“Que nada nos defina. Que nada nos sujeite. Que a liberdade seja a nossa própria substância.” (Simone de Beauvoir)
A recente decisão do Supremo Tribunal Federal sobre o crime de aborto causou frisson nas redes sociais.
Isso porque decidiu-se que “é preciso conferir interpretação conforme a Constituição aos próprios arts. 124 a 126 do Código Penal
– que tipificam o crime de aborto – para excluir do seu âmbito de
incidência a interrupção voluntária da gestação efetivada no primeiro
trimestre”, à medida que violaria direitos fundamentais da mulher e o princípio da proporcionalidade (cf. STF, HC 124.306, voto-vista do Min. Luís Roberto Barroso).
Assim, entendeu-se pela inconstitucionalidade do crime de aborto voluntário, disposto nos artigos 124 a 126 do Código Penal (praticado pela própria gestante ou por terceiro, respectivamente), quando efetivado no primeiro trimestre da gestação.
A
(in) constitucionalidade do aborto envolve não apenas questões
jurídicas, mas, principalmente, questões de caráter ideológico,
religioso, etc. Isso porque, assim como a vida é protegida em nossa Constituição Federal,
observa-se que outros princípios (de conteúdo aberto) também devem ser
considerados, tais como a dignidade da pessoa humana, bem como a
liberdade e a saúde da mulher.
Lembre-se: a vida não é um direito
absoluto dentro do ordenamento jurídico. Basta lembrar as exceções,
seja no âmbito constitucional, com a autorização da pena de morte em
caso de guerra (artigo 5º, inciso XLVII, a, da Constituição Federal), seja na seara do direito penal, com o estado de necessidade, a legítima defesa e o aborto (artigos 24, 25 e 128, respectivamente, todos do Código Penal).
Daí
porque o confronto entre o direito à vida em potencial – que depende do
útero materno para sua formação – e os direitos fundamentais da mulher
deve ser solucionado à luz dos princípios da ponderação de bens e da
proporcionalidade.
E não são poucos os direitos fundamentais das
mulheres correlacionados ao tema expressamente citados na decisão em
comento: (i) autonomia da mulher; (ii) direito à integridade física e
psíquica, (iii) direitos sexuais e reprodutivos da mulher; (iv)

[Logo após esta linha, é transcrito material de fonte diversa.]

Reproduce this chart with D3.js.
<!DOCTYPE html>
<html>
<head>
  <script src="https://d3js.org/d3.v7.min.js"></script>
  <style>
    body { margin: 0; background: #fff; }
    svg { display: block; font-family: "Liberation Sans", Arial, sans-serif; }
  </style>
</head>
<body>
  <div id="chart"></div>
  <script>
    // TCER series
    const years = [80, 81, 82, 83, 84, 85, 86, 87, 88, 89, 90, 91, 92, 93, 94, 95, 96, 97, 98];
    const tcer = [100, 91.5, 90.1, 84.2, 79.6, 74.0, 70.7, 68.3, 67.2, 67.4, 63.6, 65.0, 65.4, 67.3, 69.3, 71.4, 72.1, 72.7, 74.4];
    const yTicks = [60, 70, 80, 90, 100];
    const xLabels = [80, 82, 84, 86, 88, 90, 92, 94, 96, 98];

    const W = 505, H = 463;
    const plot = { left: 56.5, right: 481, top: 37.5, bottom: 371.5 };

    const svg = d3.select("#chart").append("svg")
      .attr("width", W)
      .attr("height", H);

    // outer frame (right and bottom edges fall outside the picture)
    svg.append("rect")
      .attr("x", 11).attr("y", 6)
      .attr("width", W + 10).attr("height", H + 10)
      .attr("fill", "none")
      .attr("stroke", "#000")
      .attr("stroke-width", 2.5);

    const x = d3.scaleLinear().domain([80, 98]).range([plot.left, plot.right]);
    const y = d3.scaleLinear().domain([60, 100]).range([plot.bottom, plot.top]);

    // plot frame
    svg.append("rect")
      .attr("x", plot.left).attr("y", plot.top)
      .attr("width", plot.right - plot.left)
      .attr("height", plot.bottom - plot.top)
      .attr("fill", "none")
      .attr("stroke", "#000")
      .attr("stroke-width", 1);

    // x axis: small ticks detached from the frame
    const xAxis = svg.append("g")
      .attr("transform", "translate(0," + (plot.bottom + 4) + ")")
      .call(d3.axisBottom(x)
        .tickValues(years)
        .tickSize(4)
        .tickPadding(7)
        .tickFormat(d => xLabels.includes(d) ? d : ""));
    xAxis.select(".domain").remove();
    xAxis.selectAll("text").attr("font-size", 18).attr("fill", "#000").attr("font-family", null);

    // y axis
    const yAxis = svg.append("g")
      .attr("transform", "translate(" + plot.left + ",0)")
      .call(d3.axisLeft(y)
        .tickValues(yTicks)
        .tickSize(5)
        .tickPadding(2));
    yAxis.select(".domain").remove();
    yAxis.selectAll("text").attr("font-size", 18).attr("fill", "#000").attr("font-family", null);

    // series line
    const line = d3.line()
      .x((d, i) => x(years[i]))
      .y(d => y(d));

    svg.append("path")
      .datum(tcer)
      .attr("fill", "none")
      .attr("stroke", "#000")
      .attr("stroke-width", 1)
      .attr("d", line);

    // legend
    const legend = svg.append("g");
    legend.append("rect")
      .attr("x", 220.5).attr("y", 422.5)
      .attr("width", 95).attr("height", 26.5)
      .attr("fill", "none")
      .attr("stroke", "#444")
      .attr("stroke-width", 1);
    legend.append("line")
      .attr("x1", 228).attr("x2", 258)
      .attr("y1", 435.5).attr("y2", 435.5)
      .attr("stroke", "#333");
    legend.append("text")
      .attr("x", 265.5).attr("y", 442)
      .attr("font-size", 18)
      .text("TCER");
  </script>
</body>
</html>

igualdade de gênero; (v) igualdade social (impacto desproporcional sobre
mulheres pobres).
Assim, o que se observa é que os crimes de aborto não protegem a vida do feto, atingindo apenas a “quantidade de abortos seguros”, mostrando-se, consequentemente, ineficazes para a proteção do bem jurídico criminalizado.
Isso
não significa que se defenda a prática de procedimentos de aborto.

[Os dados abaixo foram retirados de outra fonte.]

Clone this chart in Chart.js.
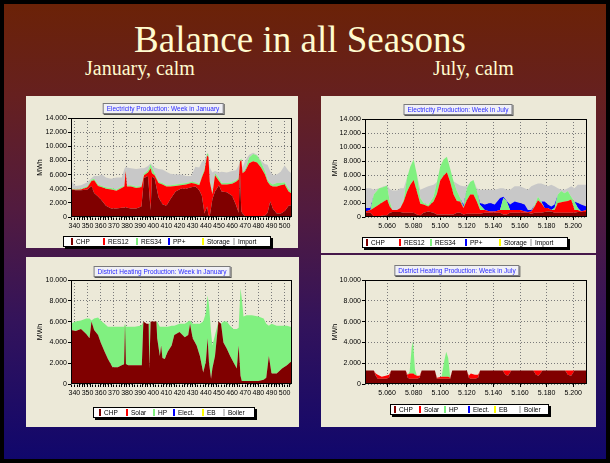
<!DOCTYPE html>
<html><head><meta charset="utf-8">
<script src="https://cdn.jsdelivr.net/npm/chart.js@4.4.1/dist/chart.umd.min.js"></script>
<style>
html,body{margin:0;padding:0;background:#000;}
body{width:610px;height:463px;position:relative;overflow:hidden;}
#slide{position:absolute;left:4px;top:4px;width:602px;height:455px;
 background:linear-gradient(to bottom,#6b2207 0%,#66201f 20%,#521b3f 45%,#33135b 70%,#10076c 100%);}
.t{position:absolute;font-family:"Liberation Serif","Times New Roman",serif;color:#fffbcf;white-space:nowrap;}
.panel{position:absolute;background:#ece9d8;}
.panel canvas{position:absolute;left:0;top:0;}
.ctitle{position:absolute;font:6.5px "Liberation Sans",Arial,sans-serif;color:#2b2bff;background:#f0f0f6;border:1px solid #7a7a7a;box-shadow:1px 1px 0 #555;padding:1px 3px;line-height:7px;white-space:nowrap;transform:translateX(-50%);}
.legend{position:absolute;background:#fff;border:1px solid #000;box-shadow:2px 2px 0 #000;height:9px;font:6.5px "Liberation Sans",Arial,sans-serif;color:#000;}
.legend span{position:absolute;top:1px;white-space:nowrap;line-height:7px;}
.legend i{display:inline-block;width:2px;height:7px;margin-right:3px;vertical-align:top;}
</style></head>
<body>
<div id="slide"></div>
<div class="t" style="left:100px;width:400px;text-align:center;top:21px;font-size:37px;line-height:37px;">Balance in all Seasons</div>
<div class="t" style="left:85px;top:58px;font-size:20px;line-height:20px;">January, calm</div>
<div class="t" style="left:433px;top:58px;font-size:20px;line-height:20px;">July, calm</div>

<div class="panel" style="left:26px;top:96px;width:272px;height:152px;"><canvas id="c1" width="272" height="152"></canvas></div>
<div class="panel" style="left:321px;top:96px;width:275px;height:157px;"><canvas id="c2" width="275" height="157"></canvas></div>
<div class="panel" style="left:26px;top:257px;width:273px;height:170px;"><canvas id="c3" width="273" height="170"></canvas></div>
<div class="panel" style="left:321px;top:255px;width:275px;height:172px;"><canvas id="c4" width="275" height="172"></canvas></div>

<script>
// ---------- DATA ----------
// Electricity production, week in January (hours of year, MW)
const janElecHours = [337,341,345,350,353,355,358,361,364,368,372,376,378,379,380,383,387,391,393,396,398,399,401,404,407,410,413,417,421,425,429,432,435,437,439,441,442,443,445,447,450,452,456,460,463,465,466,467,468,470,473,476,479,482,485,487,489,491,494,497,500,503,505.6];
const janCHP = [3900,3800,3800,3900,4400,3400,2900,2300,1600,1200,1200,1300,1300,1400,1300,1200,1200,1500,5500,5800,1000,5700,5500,2800,1800,1600,2500,3600,4000,4000,4200,4300,3800,3000,500,1500,300,100,2500,3600,4500,3600,3500,3000,1700,600,6500,800,500,100,100,100,100,100,200,600,2200,1200,500,500,800,1600,1700];
const janRES12 = [50,50,100,300,700,1800,1500,1900,2400,2700,2500,2800,3000,5100,3000,3100,2900,2700,400,500,5900,500,400,2000,2800,2700,1800,800,500,600,600,400,700,2600,6000,7200,8200,4900,700,2300,600,1000,1100,1700,3300,4700,1300,7300,5700,6400,7500,7800,7600,6900,5800,4400,2300,3100,3800,4000,3800,2000,1600];
const janRES34 = [100,100,100,200,200,200,200,200,200,200,200,200,100,100,200,200,200,200,200,300,600,800,300,200,200,200,200,200,200,200,200,200,200,200,300,300,300,200,300,300,400,200,200,200,200,200,200,200,200,200,800,1000,1000,800,500,300,300,300,500,300,300,400,300];
const janPPplus = [];
const janStorage = [];
const janImport = [1150,450,500,500,200,400,1200,1600,1400,1300,1700,1300,2400,500,2500,2400,2500,2500,800,600,100,400,800,1800,1900,1900,1600,1400,1300,1000,800,2200,2300,2000,1200,0,100,1800,2800,300,800,1600,1500,1600,1400,1800,0,0,600,1300,400,200,100,200,1000,2100,1700,1300,1200,1600,2400,2500,2500];

// Electricity production, week in July
const julElecHours = [5043.5,5047.5,5050,5054,5057.5,5060,5062,5064,5067.5,5070,5072.5,5075,5077.5,5080,5082.5,5085,5087.5,5091,5095,5097.5,5100,5102.5,5105,5107.5,5110,5112.5,5115,5117.5,5120,5122.5,5125,5127.5,5130,5133.5,5137.5,5141,5145,5147.5,5150,5152.5,5156,5160,5163.5,5166,5168.5,5171,5173.5,5176,5178.5,5181,5183.5,5186,5188.5,5191,5193.5,5196,5198.5,5201,5203.5,5206,5210];
const julCHP = [600,600,100,100,250,250,600,700,700,700,600,600,600,600,350,250,600,800,600,350,350,350,350,350,350,600,600,350,450,450,450,450,450,600,600,600,600,350,350,600,600,600,600,600,450,600,600,600,700,800,800,600,600,600,600,600,600,600,700,700,700];
const julRES12 = [200,400,1200,1700,1950,2250,900,300,300,600,1600,3000,4000,4700,3250,1650,1200,700,1600,2950,4850,5550,6050,4650,2850,1700,1600,950,1950,2750,2750,1750,550,400,200,200,400,650,650,400,400,400,200,100,350,900,1800,1400,600,500,200,400,1400,1500,1600,1700,1900,400,300,100,300];
const julRES34 = [0,0,1900,2300,2100,2000,700,0,0,0,300,2000,2600,2900,2400,800,200,200,700,1700,2000,2300,2200,1900,1900,1400,500,100,1700,1800,2100,1600,700,0,0,0,0,1700,1200,0,0,0,0,0,0,200,500,200,0,0,0,300,1200,1600,1200,1400,400,1200,300,0,0];
const julPPplus = [500,300,0,0,0,0,0,0,0,0,0,0,0,0,0,0,0,0,0,0,0,0,0,0,0,0,0,300,0,0,0,0,300,800,1200,1000,1700,200,100,800,1200,1000,1000,300,200,0,0,0,900,500,500,500,0,0,0,0,0,0,700,1000,500];
const julStorage = [];
const julImport = [2800,2800,700,0,100,0,1800,2800,2800,2800,1600,0,0,0,0,1200,2100,2700,1700,0,0,0,0,0,0,1100,1800,2700,300,0,0,300,1900,2100,1900,2100,1400,1200,1600,2100,2200,2400,2300,2900,3400,2900,1900,2600,2400,2600,3100,2600,900,200,500,400,1500,1900,2600,2800,3100];

// District heating production, week in January
const janHeatHours = [337,341,345,349,351.5,353,355,358,360,363,365.5,369,373,376,377.8,378.5,379.2,381,386,390,391.3,392.5,395,396.5,397,398,402.4,403,405,406,407,408.8,411,414,416,420,424,426.6,428,430,433,435.5,438,440,441.4,442.4,444,445,447,449.6,451.6,453.4,456,458.5,461,463.6,465,466.4,467.4,468.7,471,475,480,484,486,488,490,494,498,501.8,504.3,505.6];
const janHeatCHP = [5200,5100,5300,4800,4400,6000,5200,4700,4000,3100,2400,1600,1600,1800,1900,5800,1900,1800,1800,1800,1800,6000,5800,5800,1500,6000,6000,4400,2700,3700,2500,2400,3100,3700,4700,5000,4500,4700,5800,4400,3700,2700,1100,2100,4400,2100,500,1500,2700,6000,5800,4000,3400,2700,2100,1500,3700,800,300,300,300,300,300,400,600,2700,1000,1000,1500,1800,2100,2200];
const janHeatSolar = [];
const janHeatHP = [600,900,800,1500,1900,100,1100,1700,2100,2700,3100,3900,3900,3700,3600,0,3600,3700,3700,3800,3900,0,0,0,4300,0,0,1600,2800,1800,3000,3100,2400,1900,900,800,1300,1300,300,1400,2100,3100,4900,4700,4100,5500,4500,2200,2000,0,0,2000,2600,2900,3200,3800,1700,8400,7900,6200,6300,6300,6200,5900,5200,2900,4800,4600,4100,3800,3400,3300];
const janHeatElect = [];
const janHeatEB = [];
const janHeatBoiler = [];

// District heating production, week in July
const julHeatHours = [5043.5,5050,5051.5,5053,5056,5059,5061.5,5063,5074,5075.5,5077,5078.5,5079.5,5081,5082.5,5084.5,5086,5096,5097.5,5101,5103,5104.5,5106,5107.5,5109,5120,5121.5,5123,5126,5128.5,5130,5147,5149,5151,5153.5,5170,5172,5174,5177,5194,5196,5198.5,5201,5210];
const julHeatCHP = [1300,1300,800,500,500,500,600,1300,1300,600,500,500,500,500,500,600,1300,1300,500,500,500,500,500,500,1300,1300,600,500,500,600,1300,1300,900,800,1300,1300,900,800,1300,1300,900,800,1300,1300];
const julHeatSolar = [0,0,200,400,200,300,300,0,0,300,500,500,500,400,300,200,0,0,100,200,200,200,200,100,0,0,200,500,400,300,0,0,400,500,0,0,400,500,0,0,400,500,0,0];
const julHeatHP = [0,0,0,0,0,0,0,0,0,0,200,2500,3100,500,0,0,0,0,0,0,1500,2400,1800,0,0,0,0,0,0,0,0,0,0,0,0,0,0,0,0,0,0,0,0,0];
const julHeatElect = [];
const julHeatEB = [];
const julHeatBoiler = [];

// Axis ticks
const elecYMax = 14000, elecYStep = 2000;
const heatYMax = 10000, heatYStep = 1000;
const janXRange = [337.4, 505.6], janXMajor = 10, janXMinor = 2;
const julXRange = [5043.4, 5210.4], julXStep = 20;

// Series names / colours
const elecLabels = ['CHP','RES12','RES34','PP+','Storage','Import'];
const heatLabels = ['CHP','Solar','HP','Elect.','EB','Boiler'];
const seriesColors = ['#800000','#ff0000','#80f080','#0000ff','#ffff00','#c8c8c8'];

// ---------- RENDERING ----------
Chart.defaults.font.family = '"Liberation Sans", Arial, sans-serif';
Chart.defaults.font.size = 7;
Chart.defaults.color = '#000';
Chart.defaults.animation = false;

const framePlugin = {id:'frame', afterDraw(chart){
  const a = chart.chartArea, c = chart.ctx;
  c.save(); c.strokeStyle = '#000'; c.lineWidth = 1;
  c.strokeRect(Math.round(a.left)+0.5, Math.round(a.top)+0.5, Math.round(a.right-a.left)-1, Math.round(a.bottom-a.top)-1);
  c.restore();
}};

function fmt(v){ return v >= 1000 ? Math.floor(v/1000) + '.' + String(v % 1000).padStart(3,'0') : String(v); }

function build(id, hours, seriesValues, labels, opt){
  let lastFilled = -1;
  const datasets = seriesValues.map((vals, i) => {
    const ds = {
      label: labels[i],
      data: vals.length ? hours.map((h, j) => ({x: h, y: vals[j]})) : [],
      backgroundColor: seriesColors[i], borderColor: 'rgba(0,0,0,0)', borderWidth: 0,
      pointRadius: 0, tension: 0,
      fill: lastFilled < 0 ? 'origin' : lastFilled
    };
    if (vals.length) lastFilled = i;
    return ds;
  });
  const major = opt.xMajor;
  new Chart(document.getElementById(id), {
    type: 'line',
    data: {datasets},
    plugins: [framePlugin],
    options: {
      responsive: false, devicePixelRatio: 1, animation: false,
      layout: {padding: opt.pad},
      plugins: {legend: {display: false}, tooltip: {enabled: false}},
      scales: {
        x: {type: 'linear', min: opt.xRange[0], max: opt.xRange[1], z: 1,
          ticks: {stepSize: opt.xStep, autoSkip: false, maxRotation: 0, minRotation: 0, padding: 2, includeBounds: false,
            callback: v => (v % major === 0 ? fmt(v) : '')},
          grid: {color: c => (c.tick && c.tick.value % major === 0 ? '#7a7a7a' : 'rgba(0,0,0,0)'),
            tickColor: '#000', tickLength: 3, tickBorderDash: []},
          border: {display: false, dash: [1, 2]},
          afterFit: s => { s.height = opt.xH; }
        },
        y: {stacked: true, min: 0, max: opt.yMax, z: 1,
          ticks: {stepSize: opt.yStep, padding: 1, callback: v => fmt(v)},
          grid: {color: '#7a7a7a', tickColor: '#000', tickLength: 3, tickBorderDash: []},
          border: {display: false, dash: [1, 2]},
          title: {display: true, text: 'MWh', font: {size: 7}, padding: {top: 2, bottom: 0}},
          afterFit: s => { s.width = opt.yW; }
        }
      }
    }
  });
}

build('c1', janElecHours, [janCHP, janRES12, janRES34, janPPplus, janStorage, janImport], elecLabels,
  {pad:{left:8,right:6,top:22,bottom:0}, yW:37, xH:31, yMax:elecYMax, yStep:elecYStep, xRange:janXRange, xStep:janXMinor, xMajor:janXMajor});
build('c2', julElecHours, [julCHP, julRES12, julRES34, julPPplus, julStorage, julImport], elecLabels,
  {pad:{left:8,right:9,top:23,bottom:0}, yW:36, xH:36, yMax:elecYMax, yStep:elecYStep, xRange:julXRange, xStep:julXStep, xMajor:julXStep});
build('c3', janHeatHours, [janHeatCHP, janHeatSolar, janHeatHP, janHeatElect, janHeatEB, janHeatBoiler], heatLabels,
  {pad:{left:8,right:7,top:23,bottom:0}, yW:37, xH:43, yMax:heatYMax, yStep:heatYStep, xRange:janXRange, xStep:janXMinor, xMajor:janXMajor});
build('c4', julHeatHours, [julHeatCHP, julHeatSolar, julHeatHP, julHeatElect, julHeatEB, julHeatBoiler], heatLabels,
  {pad:{left:8,right:9,top:25,bottom:0}, yW:36, xH:43, yMax:heatYMax, yStep:heatYStep, xRange:julXRange, xStep:julXStep, xMajor:julXStep});

// Chart titles and legend boxes (HTML overlays)
function addTitle(text, cx, top){
  const d = document.createElement('div'); d.className = 'ctitle'; d.textContent = text;
  d.style.left = cx + 'px'; d.style.top = top + 'px'; document.body.appendChild(d);
}
function addLegend(labels, left, top, width, offsets){
  const d = document.createElement('div'); d.className = 'legend';
  d.style.left = left + 'px'; d.style.top = top + 'px'; d.style.width = width + 'px';
  labels.forEach((lab, i) => {
    const s = document.createElement('span'); s.style.left = offsets[i] + 'px';
    const b = document.createElement('i'); b.style.background = seriesColors[i];
    s.appendChild(b); s.appendChild(document.createTextNode(lab)); d.appendChild(s);
  });
  document.body.appendChild(d);
}
addTitle('Electricity Production: Week in January', 163, 103);
addTitle('Electricity Production: Week in July', 458, 104);
addTitle('District Heating Production: Week in January', 162, 266);
addTitle('District Heating Production: Week in July', 457, 265);
addLegend(elecLabels, 63, 236, 206, [7,39,72,104,138,169]);
addLegend(elecLabels, 362, 237, 204, [3,36,67,102,136,167]);
addLegend(heatLabels, 93, 407, 160, [5,32,59,79,108,129]);
addLegend(heatLabels, 390, 404, 157, [3,28,53,77,103,128]);
</script>
</body></html>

Aliás, uma premissa importante é destacada na própria decisão, da qual
compartilho:
“O aborto é uma prática que se deve procurar evitar, pelas complexidades físicas, psíquicas e morais que envolve. Por isso mesmo, é papel do Estado e da sociedade atuar nesse sentido, mediante oferta de educação sexual, distribuição de meios contraceptivos e amparo à mulher que deseje ter o filho e se encontre em circunstâncias adversas. Portanto, ao se afirmar aqui a incompatibilidade da criminalização com a Constituição, não se está a fazer a defesa da disseminação do procedimento. Pelo contrário, o que se pretende é que ele seja raro e seguro”.
Competem
ao Estado, portanto, providências de natureza educativa e assistencial,
mas não a imposição de restrições à liberdade da mulher que se revelam
ineficazes e que há muito seguem enraizadas em questões de cunho moral.
Um sopro de esperança, numa semana difícil como a que tivemos.